First off, "Pilot" designates Palm OS (tm) based PDA's, including the 
Handspring (tm) Visor (tm) in this message.

On Sunday 17 February 2002 00:46, Jörg Menke wrote:
> On Saturday, 16. February 2002 16:04, ian reinhart geiser wrote:
> > > > I'm currently writing a kioslave for accessing a palm. I'm
> > > > wondering if I can add it to kdenonbeta when it will be ready for
> > > > an initial commit.
> > My largest problem and why i abandon the effort was the Visor issue.  I
> > hate haveing to press <hotsync> everytime i wanted to do ANYTHING.

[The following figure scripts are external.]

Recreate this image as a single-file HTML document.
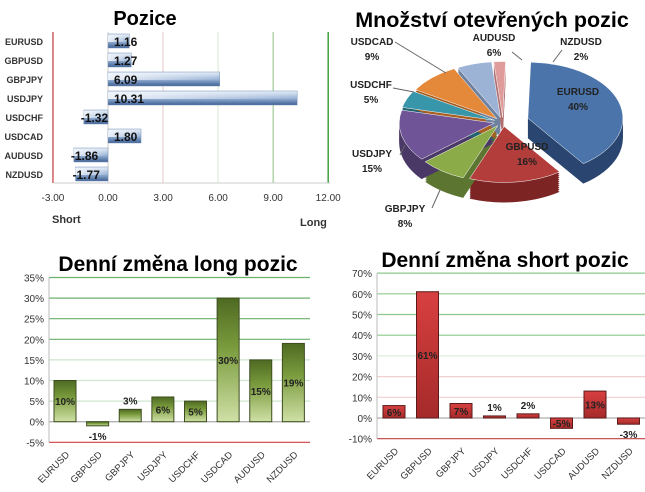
<!DOCTYPE html>
<html><head><meta charset="utf-8"><style>
body{margin:0;background:#fff;width:645px;height:492px;overflow:hidden;font-family:"Liberation Sans",sans-serif}
svg{position:absolute;left:0;top:0}
</style></head><body>
<svg id="s" width="645" height="492" font-family="Liberation Sans, sans-serif">
<defs>
<linearGradient id="gb" x1="0" y1="0" x2="0" y2="1"><stop offset="0" stop-color="#e6eef8"/><stop offset="0.5" stop-color="#9db6d8"/><stop offset="1" stop-color="#3c5f93"/></linearGradient>
<linearGradient id="gbh" x1="0" y1="0" x2="1" y2="0"><stop offset="0" stop-color="#f3f7fc" stop-opacity="0.9"/><stop offset="1" stop-color="#f3f7fc" stop-opacity="0"/></linearGradient>
<linearGradient id="gg" x1="0" y1="0" x2="0" y2="1"><stop offset="0" stop-color="#4e6a22"/><stop offset="0.4" stop-color="#7a9b3d"/><stop offset="1" stop-color="#cfe0a6"/></linearGradient>
<linearGradient id="gr" x1="0" y1="0" x2="0" y2="1"><stop offset="0" stop-color="#d84040"/><stop offset="1" stop-color="#a52a2a"/></linearGradient>
</defs>
<text x="145" y="25" font-size="20" font-weight="bold" text-anchor="middle">Pozice</text>
<text x="492" y="27" font-size="21.5" font-weight="bold" text-anchor="middle">Množství otevřených pozic</text>
<text x="178" y="271" font-size="21" font-weight="bold" text-anchor="middle">Denní změna long pozic</text>
<text x="505" y="267" font-size="21" font-weight="bold" text-anchor="middle">Denní změna short pozic</text>
<text x="52" y="223" font-size="11" font-weight="bold" fill="#333">Short</text>
<text x="300" y="226" font-size="11" font-weight="bold" fill="#333">Long</text>
<g id="c1"></g><g id="c2"></g><g id="c3"></g><g id="c4"></g>
</svg>
<script>
const pairs=['EURUSD','GBPUSD','GBPJPY','USDJPY','USDCHF','USDCAD','AUDUSD','NZDUSD'];
const posValues=[1.16,1.27,6.09,10.31,-1.32,1.80,-1.86,-1.77];
const posTicks=[-3,0,3,6,9,12];
const pieLabels=['EURUSD','GBPUSD','GBPJPY','USDJPY','USDCHF','USDCAD','AUDUSD','NZDUSD'];
const pieValues=[40,16,8,15,5,9,6,2];
const longValues=[10,-1,3,6,5,30,15,19];
const longTicks=[-5,0,5,10,15,20,25,30,35];
const shortValues=[6,61,7,1,2,-5,13,-3];
const shortTicks=[-10,0,10,20,30,40,50,60,70];
const NS='http://www.w3.org/2000/svg';
function mk(p,t,a,txt){const e=document.createElementNS(NS,t);for(const k in a)e.setAttribute(k,a[k]);if(txt!==undefined)e.textContent=txt;p.appendChild(e);return e;}

// Chart 1
(function(){
 const g=document.getElementById('c1');
 const x=v=>108+(v)*18.35;
 const y=i=>41+i*19;
 const gc={'-3':'#d06060','0':'#ccc','3':'#e8c8c8','6':'#d8e8d0','9':'#8cc080','12':'#40a040'};
 posTicks.forEach(t=>{
  const l=mk(g,'line',{x1:x(t),x2:x(t),y1:32,y2:183,stroke:gc[t],'stroke-width':t===12||t===-3?1.5:1});
  
  
  const tx=mk(g,'text',{x:x(t),y:201,'font-size':10,'text-anchor':'middle',fill:'#333'},t.toFixed(2));
  
  
 });
 mk(g,'line',{x1:54,x2:330,y1:183,y2:183,stroke:'#ccc'});
 pairs.forEach((p,i)=>{
  const v=posValues[i],x0=Math.min(x(0),x(v)),w=Math.abs(x(v)-x(0));
  const lb=mk(g,'text',{x:43,y:y(i)+4,'font-size':9,'font-weight':'bold','text-anchor':'end',fill:'#333'},p);
  
  
  const r=mk(g,'rect',{x:x0,y:y(i)-7,width:w,height:14,fill:'url(#gb)',stroke:'#7d95b8','stroke-width':0.5});
  
  
  mk(g,'rect',{x:x0,y:y(i)-6,width:w,height:7,fill:'url(#gbh)'});
  const t=mk(g,'text',{x:v>=0?x(0)+6:x(v)-3,y:y(i)+5,'font-size':12,'font-weight':'bold',fill:'#111'},v.toFixed(2));
  
  
 });
})();

// Pie
(function(){
 const g=document.getElementById('c2');
 const cx=503,cy=122,rx=95,ry=56,d=20;
 const tot=pieValues.reduce((a,b)=>a+b,0);
 const cols=['#4a74aa','#b23d3b','#8aab47','#6f5497','#3796aa','#e4883a','#9db3d5','#e09b9b'];
 const dark=['#2a4670','#7c2524','#5c7530','#4a3866','#21636f','#a85f22','#6e82a0','#b07070'];
 let a0=-Math.PI/2+0.03;
 const segs=pieValues.map((v,i)=>{const a=v/tot*2*Math.PI;const s={a0:a0,a1:a0+a,i:i};a0+=a;return s;});
 function path(s,off){const m=(s.a0+s.a1)/2,ex=(s.i===0?26:9);
  const ox=cx+Math.cos(m)*ex,oy=cy+Math.sin(m)*ex*0.5+off;
  const p1=[ox+rx*Math.cos(s.a0),oy+ry*Math.sin(s.a0)],p2=[ox+rx*Math.cos(s.a1),oy+ry*Math.sin(s.a1)];
  const large=(s.a1-s.a0)>Math.PI?1:0;
  return `M${ox},${oy}L${p1[0]},${p1[1]}A${rx},${ry} 0 ${large} 1 ${p2[0]},${p2[1]}Z`;}
 segs.forEach(s=>{for(let k=d;k>0;k-=2){mk(g,'path',{d:path(s,k),fill:dark[s.i]});}});
 segs.forEach(s=>{const p=mk(g,'path',{d:path(s,0),fill:cols[s.i],stroke:'#fff','stroke-width':0.5});
  
  });
 const lp=[[578,95,'#222'],[527,150,'#222'],[405,212,'#222'],[372,157,'#222'],[371,88,'#222'],[372,45,'#222'],[494,41,'#222'],[581,45,'#222']];
 pieLabels.forEach((n,i)=>{
  const t=mk(g,'text',{x:lp[i][0],y:lp[i][1],'font-size':10,'font-weight':'bold','text-anchor':'middle',fill:lp[i][2]},n);
  
  
  const t2=mk(g,'text',{x:lp[i][0],y:lp[i][1]+15,'font-size':10,'font-weight':'bold','text-anchor':'middle',fill:lp[i][2]},pieValues[i]+'%');
  
  
 });
 const ll=[[395,42,446,73],[393,88,414,92],[400,155,405,145],[432,208,440,190],[512,52,522,60],[553,62,562,50]];
 ll.forEach(l=>mk(g,'polyline',{points:`${l[0]},${l[1]} ${l[2]},${l[3]}`,stroke:'#666',fill:'none'}));
})();

function barChart(gid,vals,ticks,x0,x1,yZero,pxPer,step,first,gridCol,fill,stroke){
 const g=document.getElementById(gid);
 const y=v=>yZero-v/step*pxPer;
 ticks.forEach(t=>{
  const l=mk(g,'line',{x1:x0,x2:x1,y1:y(t),y2:y(t),stroke:gridCol(t),'stroke-width':1.2});
  
  
  const tx=mk(g,'text',{x:x0-5,y:y(t)+4,'font-size':10,'text-anchor':'end',fill:'#333'},t+'%');
  
  
 });
 mk(g,'line',{x1:x0,x2:x0,y1:y(ticks[ticks.length-1]),y2:y(ticks[0]),stroke:'#bbb'});
 mk(g,'line',{x1:x0,x2:x1,y1:y(0),y2:y(0),stroke:'#aaa'});
 const sp=(x1-x0)/8;
 pairs.forEach((p,i)=>{
  const v=vals[i],cx=first+i*sp,yt=Math.min(y(0),y(v)),h=Math.max(Math.abs(y(v)-y(0)),2);
  const r=mk(g,'rect',{x:cx-11,y:yt,width:22,height:h,fill:fill,stroke:stroke,'stroke-width':1});
  
  
  const ly=Math.abs(v)<4?(v>=0?y(v)-5:y(v)+14):(y(v)+y(0))/2+4;
  const t=mk(g,'text',{x:cx,y:ly,'font-size':10,'font-weight':'bold','text-anchor':'middle',fill:'#222'},Math.round(v)+'%');
  
  
  const xl=mk(g,'text',{x:cx+5,y:y(ticks[0])+13,'font-size':9.5,'text-anchor':'end',fill:'#333',transform:`rotate(-45 ${cx+5} ${y(ticks[0])+13})`},p);
  
  
 });
}
barChart('c3',longValues,longTicks,49,310,421.7,20.6,5,65,t=>t<0?'#d04040':t>=20?'#6bb06b':(t>0?'#cfe6cf':'#bbb'),'url(#gg)','#3d4d20');
barChart('c4',shortValues,shortTicks,377,645,418,20.7,10,394,t=>t<0?'#c04040':t>=40?'#8cc88c':(t>=30?'#e0efe0':(t>0?'#f0d0d0':'#bbb')),'url(#gr)','#5a1a1a');
</script>
</body></html>
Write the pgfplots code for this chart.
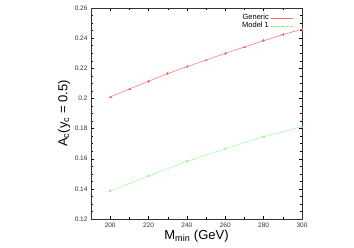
\documentclass[border=0pt]{standalone}
\usepackage{fontspec}
\setmainfont{Liberation Sans}
\usepackage{pgfplots}
\pgfplotsset{compat=1.18}
\usetikzlibrary{calc}
\definecolor{gred}{rgb}{1,0.42,0.42}
\definecolor{ggreen}{rgb}{0.45,0.95,0.45}
\begin{document}
\begin{tikzpicture}
\begin{axis}[
  scale only axis, width=211pt, height=211pt,
  xmin=190, xmax=300, ymin=0.12, ymax=0.26,
  xtick={200,220,...,300}, minor x tick num=1,
  ytick={0.12,0.14,...,0.261}, minor y tick num=3,
  tick align=inside, major tick length=3pt, minor tick length=1.6pt,
  tick style={black, line width=0.4pt},
  axis line style={line width=0.6pt, black!80},
  /pgf/number format/assume math mode=true,
  yticklabel style={/pgf/number format/fixed, /pgf/number format/precision=2},
  xticklabel style={/pgf/number format/fixed},
  tick label style={font=\fontsize{6.5}{7}\selectfont, text=black!80},
  xlabel={M\textsubscript{min} (GeV)},
  ylabel={A\textsubscript{c}(y\textsubscript{c} = 0.5)},
  label style={font=\fontsize{13}{15}\selectfont},
  xlabel style={yshift=4pt},
  ylabel style={yshift=-2pt},
  legend style={draw=none, fill=none, at={(rel axis cs:0.965,0.985)}, anchor=north east,
    font=\fontsize{7.5}{8}\selectfont, row sep=-3pt, inner sep=1pt},
  legend cell align=right, legend plot pos=right,
  legend image code/.code={\draw[#1, mark=none] (0pt,0pt) -- (22pt,0pt);},
  clip=false,
]
\addplot[gred, line width=0.5pt, mark=+, mark size=1.4pt] coordinates {
(200,0.2009) (210,0.2063) (220,0.2114) (230,0.2164) (240,0.2211) (250,0.2255)
(260,0.2299) (270,0.2341) (280,0.2383) (290,0.2423) (300,0.2459)};
\addlegendentry{Generic}
\addplot[ggreen, line width=0.5pt, dash pattern=on 1.5pt off 1pt, mark=x, mark size=1.4pt, mark options={solid}] coordinates {
(200,0.1386) (220,0.1485) (240,0.1583) (260,0.1667) (280,0.1746) (300,0.1812)};
\addlegendentry{Model 1}
\end{axis}
\pgfresetboundingbox
\path ($(current axis.south west)+(-91pt,-29pt)$) rectangle ($(current axis.north east)+(52pt,8pt)$);
\end{tikzpicture}
\end{document}
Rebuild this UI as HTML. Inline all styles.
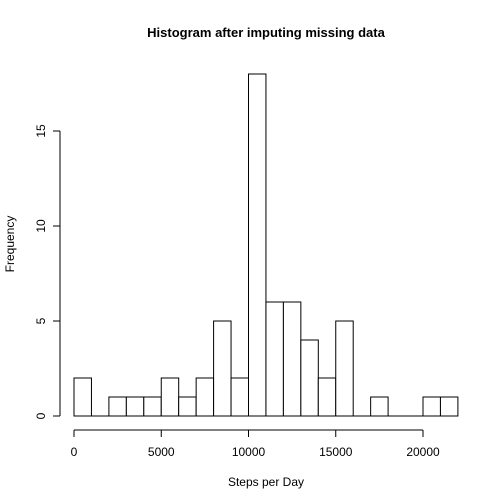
<!DOCTYPE html>
<html><head><meta charset="utf-8"><style>body{margin:0;background:#fff}svg{display:block}text{font-family:"Liberation Sans",Arial,sans-serif;font-size:12px;fill:#000}</style></head>
<body>
<svg id="chart" width="504" height="504" viewBox="0 0 504 504">
<text x="266" y="37" text-anchor="middle" font-weight="bold" style="font-size:13px">Histogram after imputing missing data</text>
<text x="266" y="486" text-anchor="middle">Steps per Day</text>
<text transform="translate(14,244) rotate(-90)" text-anchor="middle">Frequency</text>
<g id="bars"></g><g id="axes" stroke="#000" fill="none"></g><g id="labels"></g>
</svg>
<script>
const binStarts=[0,1000,2000,3000,4000,5000,6000,7000,8000,9000,10000,11000,12000,13000,14000,15000,16000,17000,18000,19000,20000,21000];
const counts=[2,0,1,1,1,2,1,2,5,2,18,6,6,4,2,5,0,1,0,0,1,1];
const binWidth=1000;
const xTicks=[0,5000,10000,15000,20000];
const yTicks=[0,5,10,15];
const NS="http://www.w3.org/2000/svg";
const x=v=>74+v*(349/20000);
const y=v=>416-v*19;
function mk(tag,attrs,parent){const e=document.createElementNS(NS,tag);for(const k in attrs)e.setAttribute(k,attrs[k]);parent.appendChild(e);return e;}
const bars=document.getElementById('bars'),axes=document.getElementById('axes'),labels=document.getElementById('labels');
binStarts.forEach((b,i)=>{
 const x0=x(b),x1=x(b+binWidth),y0=y(0),y1=y(counts[i]);
 const r=mk('path',{d:`M${x0},${y0}L${x0},${y1}L${x1},${y1}L${x1},${y0}Z`,fill:'#fff',stroke:'#000'},bars);
 
 
});
const xa=mk('line',{x1:x(xTicks[0]),x2:x(xTicks[xTicks.length-1]),y1:430,y2:430},axes);


xTicks.forEach(t=>{mk('line',{x1:x(t),x2:x(t),y1:430,y2:437},axes);
 const l=mk('text',{x:x(t),y:456,'text-anchor':'middle'},labels);l.textContent=t;
 
 });
const ya=mk('line',{x1:60,x2:60,y1:y(yTicks[0]),y2:y(yTicks[yTicks.length-1])},axes);


yTicks.forEach(t=>{mk('line',{x1:53,x2:60,y1:y(t),y2:y(t)},axes);
 const l=mk('text',{transform:`translate(45,${y(t)}) rotate(-90)`,'text-anchor':'middle'},labels);l.textContent=t;
 
 });
</script>
</body></html>
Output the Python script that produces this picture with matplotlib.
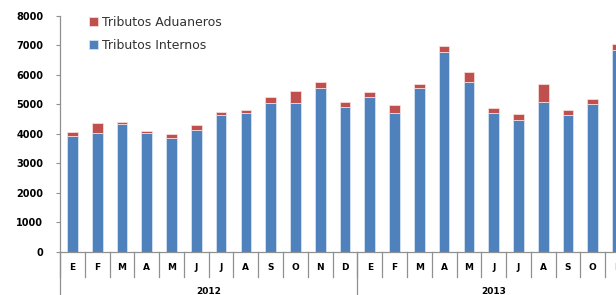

pi_tickle() is your friend in such a case to keep the Pilot alive, but 
consider that keeping it awake in the cradle will use up battery power. One 
of the worst things that can happen to you is putting your AAA-powerd Pilot 
in the cradle, firing up palm://db/AddressBook/17/ (f. ex to look at the 17th 
address record) and then forgetting about it. kio-palm would keep the Pilot 
awake, eating up batteries -- more than usual, since the serial hardware 
*also* needs to be powered on, besides the usual processor + screen stuff. 
Result: batteries empty, grumpy user. 

> Well, you have to do this with my version, too. But that's due to the
> architecture of the hotsync-stuff --> it is for a hotsync really and not
> for a longer connection. I think thats a problem that might be really
> hard to solve. You'll get a timeout if you hold the connection too long,
> that's it. I used the lib that came with pilot-xfer btw... Maybe there's
> something we could take profit of in the korganizer stuff. They had
> rewritten most of it if I remember right... But I had no time to take a
> look at it so far...

Pilots have the following view of a HotSync: The Pilot is the *client* and 
the PC is the *server*. This is because the Pilot starts the communication -- 
after that, the PC controls the rest of the HotSync. There is AFAIK no way to 
send serial data to the Pilot to get it to start a Sync (heck, the serial 
hardware is only powered on by explicit user and program action on the 
Pilot). So the communication model is completely backwards for the usual 
KIOSlave architecture (where the PC initiates the communication, be it to a 
real POP3 server, or an LDAP server, or the TOC of your audio CD, or the help 
files, and all those sources of information are considered the servers). This 
is going to remain the biggest problem with pretty much any kio-palm 
implementation: the hardware's model of client/server is just backwards from 
what KIOSlaves expect, and you're going to have to deal with it (preferably 
in such a way that it doesn't eat up batteries).